Without Mladic in the dock, the tribunal would have wound up, probably in 2012 or 2013, leaving open questions. It would have been a partial success, always susceptible to doubts that would second-guess the whole idea behind its establishment.

When NATO forces intervened in Bosnia, haltingly and then decisively, it marked the start of a new era in which major powers acting via the United Nations espoused the concept of "humanitarian intervention," later encapsulated in the idea of a "responsibility to protect" unarmed civilians at risk of death.

This doctrine did not apply in the 2003 U.S.-led invasion of Iraq or the war in Afghanistan against the Taliban. But it is at the heart of the NATO-led, U.N.-backed conflict in Libya.

The ICTY tribunal is empowered to prosecute breaches of the Geneva Conventions, violations of laws or customs of war, genocide, and crimes against humanity. Those it has prosecuted run from common soldiers to Milosevic, the first head of state to face an international war crimes indictment.

Among some 160 cases, it has prosecuted Croats, Bosnian Muslims and Kosovo Albanians who fought the Serbs. But about two thirds of the defendants have been members of the Serb and Bosnian Serb army, police and political figures.
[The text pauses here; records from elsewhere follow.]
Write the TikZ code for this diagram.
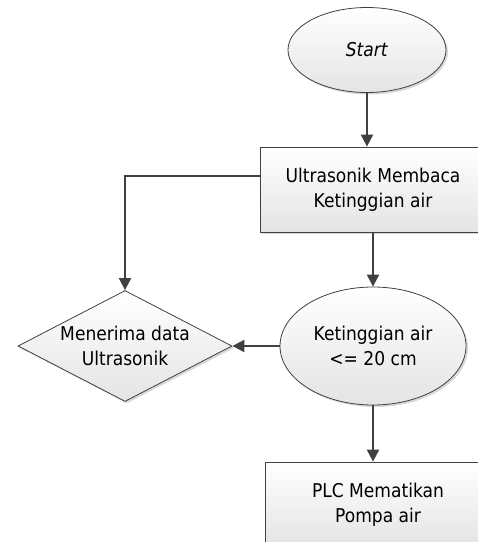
\documentclass[tikz,border=0pt]{standalone}
\usepackage{fontspec}
\setmainfont{DejaVu Sans}[FakeStretch=0.9]
\usepackage{tikz}
\usetikzlibrary{shapes.geometric, arrows.meta, shadows}
\definecolor{linegray}{RGB}{64,64,64}
\definecolor{fillgray}{RGB}{228,228,228}
\tikzset{
    shaded/.style={draw=linegray, line width=0.8pt, top color=white, bottom color=fillgray, drop shadow={shadow xshift=2pt, shadow yshift=-2pt, fill=black!30, opacity=0.5}},
    box/.style={rectangle, minimum width=226pt, minimum height=85pt, text centered, align=center, shaded},
    terminal/.style={ellipse, minimum width=158pt, minimum height=85pt, inner sep=0pt, text centered, align=center, shaded},
    decision/.style={ellipse, minimum width=186pt, minimum height=118pt, inner sep=0pt, text centered, align=center, shaded},
    input/.style={diamond, aspect=1.93, minimum width=214pt, minimum height=111pt, inner sep=0pt, text centered, align=center, shaded},
    flow/.style={-{Triangle[length=12pt, width=12pt]}, line width=2pt, color=linegray}
}

\begin{document}
\begin{tikzpicture}[x=1pt, y=-1pt, font=\fontsize{19}{25}\selectfont]
    \useasboundingbox (0,0) rectangle (478,542);
    \clip (0,0) rectangle (478,542);
    % Flowchart nodes
    \node[terminal] (start) at (367,50) {\textit{Start}};
    \node[box] (read_sensor) at (373,189.5) {Ultrasonik Membaca\\Ketinggian air};
    \node[decision] (check_level) at (373,346) {Ketinggian air\\<= 20 cm};
    \node[input] (receive_data) at (125,346) {Menerima data\\Ultrasonik};
    \node[box] (pump_off) at (378,504.5) {PLC Mematikan\\Pompa air};

    % Flows
    \draw[flow] (start.south) -- (start.south |- read_sensor.north);
    \draw[flow] ([yshift=13.5pt]read_sensor.west) -| (receive_data.north);
    \draw[flow] (read_sensor.south) -- (check_level.north);
    \draw[flow] (check_level.west) -- (receive_data.east);
    \draw[flow] (check_level.south) -- (check_level.south |- pump_off.north);
\end{tikzpicture}
\end{document}
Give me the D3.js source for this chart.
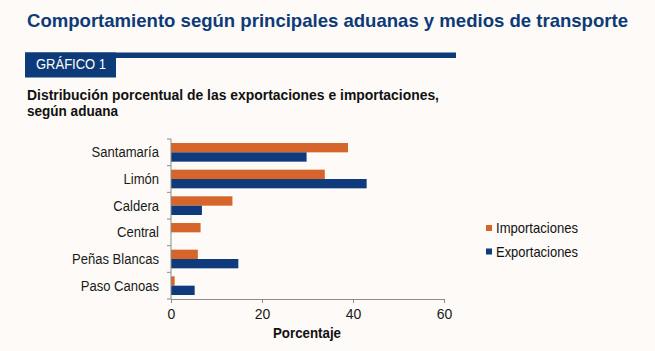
<!DOCTYPE html>
<html>
<head>
<meta charset="utf-8">
<script src="https://cdn.jsdelivr.net/npm/d3@7/dist/d3.min.js"></script>
<style>
  html, body { margin: 0; padding: 0; background: #fdfaf7; }
  svg { display: block; font-family: "Liberation Sans", Arial, sans-serif; }
  .axis path, .axis line { stroke: #8c8c8c; }
  .axis text { fill: #1a1a1a; }
</style>
</head>
<body>
<svg id="chart" width="655" height="351"></svg>
<script>
// data
const aduanas = ["Santamaría", "Limón", "Caldera", "Central", "Peñas Blancas", "Paso Canoas"];
const importaciones = [38.9, 33.8, 13.5, 6.5, 5.9, 0.8];
const exportaciones = [29.8, 43.0, 6.8, 0, 14.8, 5.2];
const seriesNames = ["Importaciones", "Exportaciones"];
const seriesColors = ["#d5652a", "#0f3b7d"];
const xTicks = [0, 20, 40, 60];

const svg = d3.select("#chart");
const navy = "#0d3a78";

// heading block (the original font is a bit condensed, hence textLength)
svg.append("text").attr("x", 27).attr("y", 27)
  .attr("font-size", 19).attr("font-weight", "bold").attr("fill", navy)
  .attr("textLength", 601).attr("lengthAdjust", "spacingAndGlyphs")
  .text("Comportamiento según principales aduanas y medios de transporte");

svg.append("rect").attr("x", 25).attr("y", 52.5).attr("width", 431).attr("height", 5.5).attr("fill", navy);
svg.append("rect").attr("x", 25).attr("y", 52.5).attr("width", 91).attr("height", 25).attr("fill", navy);
svg.append("text").attr("x", 36).attr("y", 69)
  .attr("font-size", 14).attr("fill", "#fff")
  .attr("textLength", 70).attr("lengthAdjust", "spacingAndGlyphs")
  .text("GRÁFICO 1");

const sub = svg.append("text").attr("font-size", 14.5).attr("font-weight", "bold").attr("fill", "#111");
sub.append("tspan").attr("x", 27).attr("y", 99.5)
  .attr("textLength", 412).attr("lengthAdjust", "spacingAndGlyphs")
  .text("Distribución porcentual de las exportaciones e importaciones,");
sub.append("tspan").attr("x", 27).attr("y", 116)
  .attr("textLength", 91).attr("lengthAdjust", "spacingAndGlyphs")
  .text("según aduana");

// chart area
const plotL = 171, plotR = 444, plotT = 139, plotB = 299;
const g = svg.append("g");

const x = d3.scaleLinear().domain([0, 60]).range([plotL, plotR]);
const y = d3.scaleBand().domain(aduanas).range([plotT, plotB]).paddingInner(0.3).paddingOuter(0.15);
const ySub = d3.scaleBand().domain(seriesNames).range([0, y.bandwidth()]);

const rows = aduanas.map((a, i) => ({ a, vals: [importaciones[i], exportaciones[i]] }));

const groups = g.selectAll(".row").data(rows).join("g")
  .attr("transform", d => `translate(0,${y(d.a)})`);
groups.selectAll("rect").data(d => d.vals.map((v, k) => ({ v, k }))).join("rect")
  .attr("x", x(0))
  .attr("y", d => ySub(seriesNames[d.k]))
  .attr("width", d => x(d.v) - x(0))
  .attr("height", ySub.bandwidth())
  .attr("fill", d => seriesColors[d.k]);

// axes
const xAxis = g.append("g").attr("class", "axis").attr("transform", `translate(0,${plotB})`)
  .call(d3.axisBottom(x).tickValues(xTicks).tickSize(4).tickSizeOuter(0).tickPadding(6));
xAxis.selectAll("text").attr("font-size", 14);

// y axis: line with ticks at band boundaries
const yAxisG = g.append("g").attr("class", "axis");
yAxisG.append("line").attr("x1", plotL).attr("x2", plotL).attr("y1", plotT).attr("y2", plotB);
const step = (plotB - plotT) / aduanas.length;
yAxisG.selectAll(".tk").data(d3.range(aduanas.length + 1)).join("line")
  .attr("x1", plotL - 4).attr("x2", plotL)
  .attr("y1", i => plotT + i * step).attr("y2", i => plotT + i * step);
yAxisG.selectAll(".lbl").data(aduanas).join("text")
  .attr("transform", d => `translate(${plotL - 12},${plotT + aduanas.indexOf(d) * step + step / 2}) scale(0.9,1)`)
  .attr("dy", "0.35em").attr("text-anchor", "end").attr("font-size", 14.5)
  .text(d => d);

svg.append("text").attr("x", 307).attr("y", 338).attr("text-anchor", "middle")
  .attr("font-size", 14).attr("font-weight", "bold").attr("fill", "#111")
  .attr("textLength", 68).attr("lengthAdjust", "spacingAndGlyphs")
  .text("Porcentaje");

// legend
const legend = svg.append("g").attr("transform", "translate(486,228)");
seriesNames.forEach((s, i) => {
  const row = legend.append("g").attr("transform", `translate(0,${i * 23.5})`);
  row.append("rect").attr("x", 0).attr("y", -3).attr("width", 6).attr("height", 6).attr("fill", seriesColors[i]);
  row.append("text").attr("x", 10).attr("y", 0).attr("dy", "0.35em")
    .attr("font-size", 14.5).attr("fill", "#111")
    .attr("textLength", 82).attr("lengthAdjust", "spacingAndGlyphs").text(s);
});
</script>
</body>
</html>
Hardline Serb nationalists say that fact is proof of bias. The tribunal says it simply reflects which side was most responsible for war crimes, as the federation of six republics held together by the late Tito broke apart, leaving ethnic islands in territory suddenly deemed hostile or desirable.

The tribunal has been criticized for the length of its trials and for defeating its own goal of truth and reconciliation by tearing open the wounds of ethnic wars that killed 130,000 people.

Its response is that truth must come first.